Koreans in their 40s quickly adapt to automated society
Those in their 40s showed the highest increase in payments made using digitalized services such as delivery and ride-hailing apps and self-service kiosks, according to research released by Hyundai Card on Thursday.
Payments by people in their 40s jumped up 131 percent between January and May this year compared to the same period last year. Last year, the growth rate was 160 percent on year.
The jump was the biggest among people in their 40s, suggesting that the age group is quickly catching up with younger users who are often thought to be more tech-savvy.

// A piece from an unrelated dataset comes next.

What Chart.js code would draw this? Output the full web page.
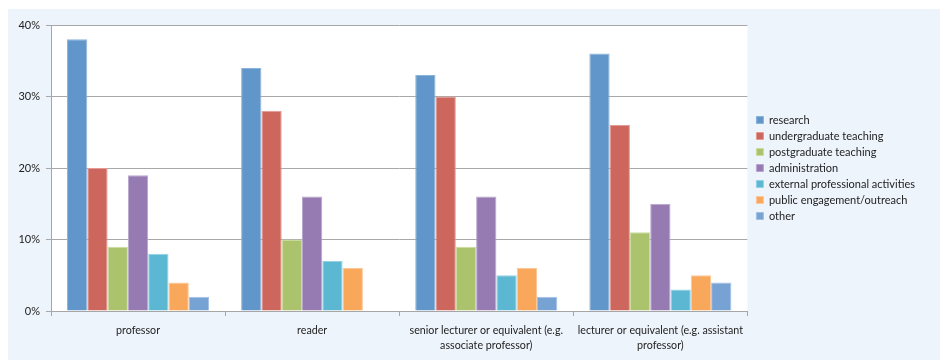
<!DOCTYPE html>
<html>
<head>
<meta charset="utf-8">
<script src="https://cdn.jsdelivr.net/npm/chart.js@4/dist/chart.umd.min.js"></script>
<style>
  html, body { margin: 0; padding: 0; background: #ffffff; }
  #panel { position: absolute; left: 8px; top: 9px; width: 932px; height: 351px; background: #eef4fc; }
  #wrap { position: absolute; left: 0; top: 0; width: 940px; height: 360px; }
</style>
</head>
<body>
<div id="panel"></div>
<div id="wrap"><canvas id="chart" width="940" height="360"></canvas></div>
<script>
// Share of working time by activity, per academic grade (percent)
const categories = [
  'professor',
  'reader',
  ['senior lecturer or equivalent (e.g.', 'associate professor)'],
  ['lecturer or equivalent (e.g. assistant', 'professor)']
];
const seriesNames = [
  'research',
  'undergraduate teaching',
  'postgraduate teaching',
  'administration',
  'external professional activities',
  'public engagement/outreach',
  'other'
];
const research        = [38, 34, 33, 36];
const undergraduate   = [20, 28, 30, 26];
const postgraduate    = [9, 10, 9, 11];
const administration  = [19, 16, 16, 15];
const external        = [8, 7, 5, 3];
const publicOutreach  = [4, 6, 6, 5];
const other           = [2, null, 2, 4];
const yTicks = [0, 10, 20, 30, 40];

const fills   = ['#6096ca', '#cd665d', '#abc36c', '#957bb1', '#5cb8d2', '#f9a75a', '#76a2d4'];
const borders = ['#8cb3dc', '#e39a93', '#cbdc9e', '#b9a6cf', '#94d2e3', '#fbc698', '#a3c0e4'];
const seriesData = [research, undergraduate, postgraduate, administration, external, publicOutreach, other];

// White plot area on the tinted panel
const plotBackground = {
  id: 'plotBackground',
  beforeDraw(chart) {
    const { ctx, chartArea: a } = chart;
    ctx.save();
    ctx.fillStyle = '#ffffff';
    ctx.fillRect(a.left, a.top, a.right - a.left, a.bottom - a.top);
    ctx.restore();
  }
};

// Leave a small gap between the plot and the legend
const legendGap = {
  id: 'legendGap',
  afterLayout(chart) {
    if (chart.legend) {
      chart.legend.left += 4;
      chart.legend.right += 4;
    }
  }
};

const fontFamily = 'Lato, "Open Sans", sans-serif';

new Chart(document.getElementById('chart'), {
  type: 'bar',
  data: {
    labels: categories,
    datasets: seriesNames.map((name, i) => ({
      label: name,
      data: seriesData[i],
      backgroundColor: fills[i],
      borderColor: borders[i],
      borderWidth: 1,
      borderSkipped: 'bottom',
      barPercentage: 1,
      categoryPercentage: 0.816
    }))
  },
  options: {
    responsive: false,
    animation: false,
    devicePixelRatio: 1,
    layout: { padding: { top: 25, left: 0, bottom: 0, right: 19 } },
    plugins: {
      tooltip: { enabled: false },
      legend: {
        position: 'right',
        fullSize: false,
        align: 'center',
        labels: {
          boxWidth: 7,
          boxHeight: 7,
          padding: 5,
          color: '#222222',
          font: { family: fontFamily, size: 11 }
        }
      }
    },
    scales: {
      x: {
        afterFit(scale) { scale.height = 49; },
        grid: {
          offset: true,
          drawOnChartArea: false,
          drawTicks: true,
          tickLength: 5,
          color: '#a6a6a6'
        },
        border: { color: '#a6a6a6', width: 1 },
        ticks: {
          color: '#222222',
          font: { family: fontFamily, size: 10.7, lineHeight: 1.4 },
          padding: 7,
          maxRotation: 0,
          autoSkip: false
        }
      },
      y: {
        min: 0,
        max: 40,
        afterFit(scale) { scale.width = 51; },
        afterBuildTicks(scale) { scale.ticks = yTicks.map(v => ({ value: v })); },
        grid: {
          color: '#a8a8a8',
          lineWidth: 1,
          tickLength: 5
        },
        border: { color: '#a6a6a6', width: 1 },
        ticks: {
          color: '#222222',
          font: { family: fontFamily, size: 11 },
          padding: 6,
          callback: v => v + '%'
        }
      }
    }
  },
  plugins: [plotBackground, legendGap]
});
</script>
</body>
</html>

“While those in their 20s and 30s grow the automated market without the need for direct human contact, people in their 40s quickly enter the segment in a way that spreads the use to all age groups,” read the study that surveyed a total of 1,000 people between January 2017 and May this year.
As automated payments and mobile ordering have been around for a few years already, the growth rate for people in their 20s and 30s - typically early adopters - has slowed.
Payments by people in their 20s increased 54 percent in the first five months this on year, while those in their 30s showed a 78-percent rise.
Surveyed platforms include mobile delivery apps like Baedal Minjok and Yogiyo, Starbucks’s siren order service on mobile and cashier-less stores operated by 7-Eleven, GS25 and Emart 24.
Hana Financial Group’s research center also recorded a notable uptick in users in their 40s turning to digitalized services to exchange currency.
In the study by the Hana Institute of Finance released Friday, 26.9 percent of respondents in their 40s selected their smartphone as the primary means of exchanging currency. The ratio is the highest compared to all other age groups, followed by users in their 20s at 23.7 percent.
The institute noted that the number of currency exchange transactions at brick-and-mortar branches of KEB Hana Bank reduced by 4.5 percent in 2018 over a year ago.
The report also explored transfer and investment trends in Korea.
The United States was the No. 1 destination for Koreans wiring money overseas to purchase real estate. The study found that 31.9 percent of clients wired money to the United States to purchase real estates.
Malaysia came in second at 24.9 percent and Vietnam at 21.6 percent.
Hana Institute of Finance said one of the biggest reasons Koreans have been increasing their investments in Southeast Asia is largely because it costs less to purchase real estate there than in advanced economies like the United States.
An average $128,754 was wired to Malaysia and $156,691 to Vietnam for real estate purchases, less than the average $976,905 sent to the United States and $503,751 sent to China.
“Overseas real estate investment has been increasing as local real estate regulations are tightening and the stock market struggles,” said Ko Eun-ah, a Hana Institute of Finance senior researcher.